Die Apas steht im Fall Wirecard in der Kritik, weil sie erst im Sommer 2020 ein förmliches Verfahren gegen EY einleitete, obwohl sich die Betrugsvorwürfe gegen Wirecard bereits Monate zuvor verhärtet hatten. Ein Unterabteilungsleiter rechtfertigte das im Ausschuss: Nach einem Telefonat mit den Wirtschaftsprüfern habe man den Eindruck gehabt, die Sache werde angegangen. Konkrete Anhaltspunkte dafür, dass die Prüfer ihre Berufspflicht verletzten, habe es damals nicht gegeben. Ausschussmitglieder dagegen haben den Eindruck, dass sich EY mit dem Anruf bei der Aufsichtsbehörde habe absichern wollen. „Die Apas scheint eine Zuschauerbehörde zu sein“, kritisierte Kiziltepe.

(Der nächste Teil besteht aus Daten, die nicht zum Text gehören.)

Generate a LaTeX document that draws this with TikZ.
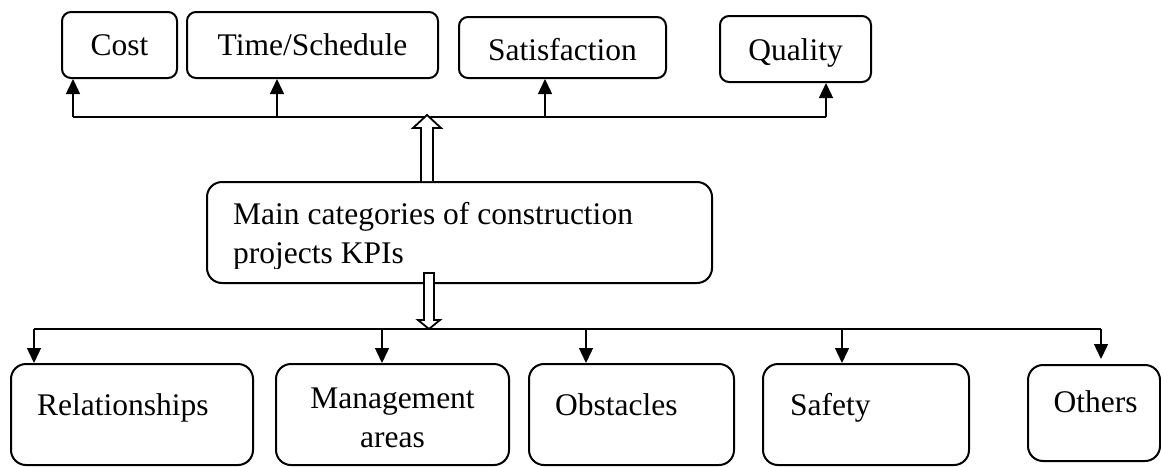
\documentclass[tikz,border=0pt]{standalone}
\usepackage{fontspec}
\setmainfont{Liberation Serif}
\usetikzlibrary{arrows.meta}
\tikzset{
  kpibox/.style={draw, line width=2pt, rounded corners=9pt, inner sep=0pt},
  catbox/.style={draw, line width=2pt, rounded corners=15pt, inner sep=0pt},
  link/.style={line width=1.4pt, -{Triangle[length=15pt,width=14pt]}},
  bus/.style={line width=1.4pt},
  hollow/.style={draw, fill=white, line width=1.8pt, line join=miter},
  txt/.style={font=\fontsize{31.5}{39}\selectfont, inner sep=0pt},
}
\begin{document}
\begin{tikzpicture}[x=1pt, y=-1pt]
  \useasboundingbox (0,0) rectangle (1161,466);

  % top row of KPI boxes
  \node[kpibox, minimum width=115pt, minimum height=66pt] (cost) at (119.5,45) {};
  \node[kpibox, minimum width=251pt, minimum height=66pt] (time) at (312.5,45) {};
  \node[kpibox, minimum width=207pt, minimum height=61pt] (sat)  at (562.5,47.5) {};
  \node[kpibox, minimum width=151pt, minimum height=66pt] (qual) at (795.5,49) {};
  \node[txt, anchor=base] (costT) at (119.5,55) {Cost};
  \node[txt, anchor=base] (timeT) at (312.5,55) {Time/Schedule};
  \node[txt, anchor=base] (satT)  at (562.5,60) {Satisfaction};
  \node[txt, anchor=base] (qualT) at (795.5,60) {Quality};

  % central box; its second line is cut off just below the baseline
  \node[catbox, minimum width=505pt, minimum height=101pt] (main) at (459.5,232.5) {};
  \begin{scope}
    \clip (207,190) rectangle (712,268);
    \node[txt, anchor=base west, align=left] (mainT) at (233,263)
      {Main categories of construction\\projects KPIs};
  \end{scope}

  % bottom row of category boxes
  \node[catbox, minimum width=242pt, minimum height=101pt] (rel)  at (132,414.5) {};
  \node[catbox, minimum width=233pt, minimum height=101pt] (mgmt) at (392.5,414.5) {};
  \node[catbox, minimum width=205pt, minimum height=101pt] (obs)  at (631.5,414.5) {};
  \node[catbox, minimum width=206pt, minimum height=101pt] (safe) at (866,414.5) {};
  \node[catbox, minimum width=132pt, minimum height=96pt]  (oth)  at (1094,413) {};
  \node[txt, anchor=base west] (relT) at (37,415) {Relationships};
  \node[txt, anchor=base, align=center] (mgmtT) at (392.5,447) {Management\\areas};
  \node[txt, anchor=base west] (obsT) at (555,415) {Obstacles};
  \node[txt, anchor=base west] (safeT) at (790,415) {Safety};
  \node[txt, anchor=base] (othT) at (1095.5,412) {Others};

  % upper distribution line
  \coordinate (t1) at (73,117);
  \coordinate (t2) at (277,117);
  \coordinate (t3) at (545,117);
  \coordinate (t4) at (826,117);
  \draw[bus] (t1) -- (t4);
  \draw[link] (t1) -- (t1 |- cost.south);
  \draw[link] (t2) -- (t2 |- time.south);
  \draw[link] (t3) -- (t3 |- sat.south);
  \draw[link] (t4) -- (t4 |- qual.south);

  % lower distribution line
  \coordinate (d1) at (34,329);
  \coordinate (d2) at (382,329);
  \coordinate (d3) at (586,329);
  \coordinate (d4) at (842,329);
  \coordinate (d5) at (1101,329);
  \draw[bus] (d1) -- (d5);
  \draw[link] (d1) -- (d1 |- rel.north);
  \draw[link] (d2) -- (d2 |- mgmt.north);
  \draw[link] (d3) -- (d3 |- obs.north);
  \draw[link] (d4) -- (d4 |- safe.north);
  \draw[link] (d5) -- ([yshift=5pt]d5 |- oth.north);

  % hollow block arrows out of the central box
  \coordinate (upbase) at (427,181);
  \draw[hollow] (upbase) ++(-6,0) -- ++(0,-53) -- ++(-8,0) -- ++(14,-13)
    -- ++(14,13) -- ++(-8,0) -- ++(0,53);
  \coordinate (dnbase) at (429,273);
  \draw[hollow] (dnbase) ++(-5,0) -- ++(0,47) -- ++(-6,0) -- ++(11,9)
    -- ++(11,-9) -- ++(-6,0) -- ++(0,-47) -- cycle;
\end{tikzpicture}
\end{document}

EY segnete jahrelang die Bilanzen des inzwischen insolventen früheren Dax-Konzerns Wirecard ab - und ist mit dem Vorwurf konfrontiert, nicht genau genug hingeschaut zu haben. Denn Wirecard soll seit 2015 Scheingewinne ausgewiesen haben, im Sommer räumte der Konzern Luftbuchungen von 1,9 Milliarden Euro ein.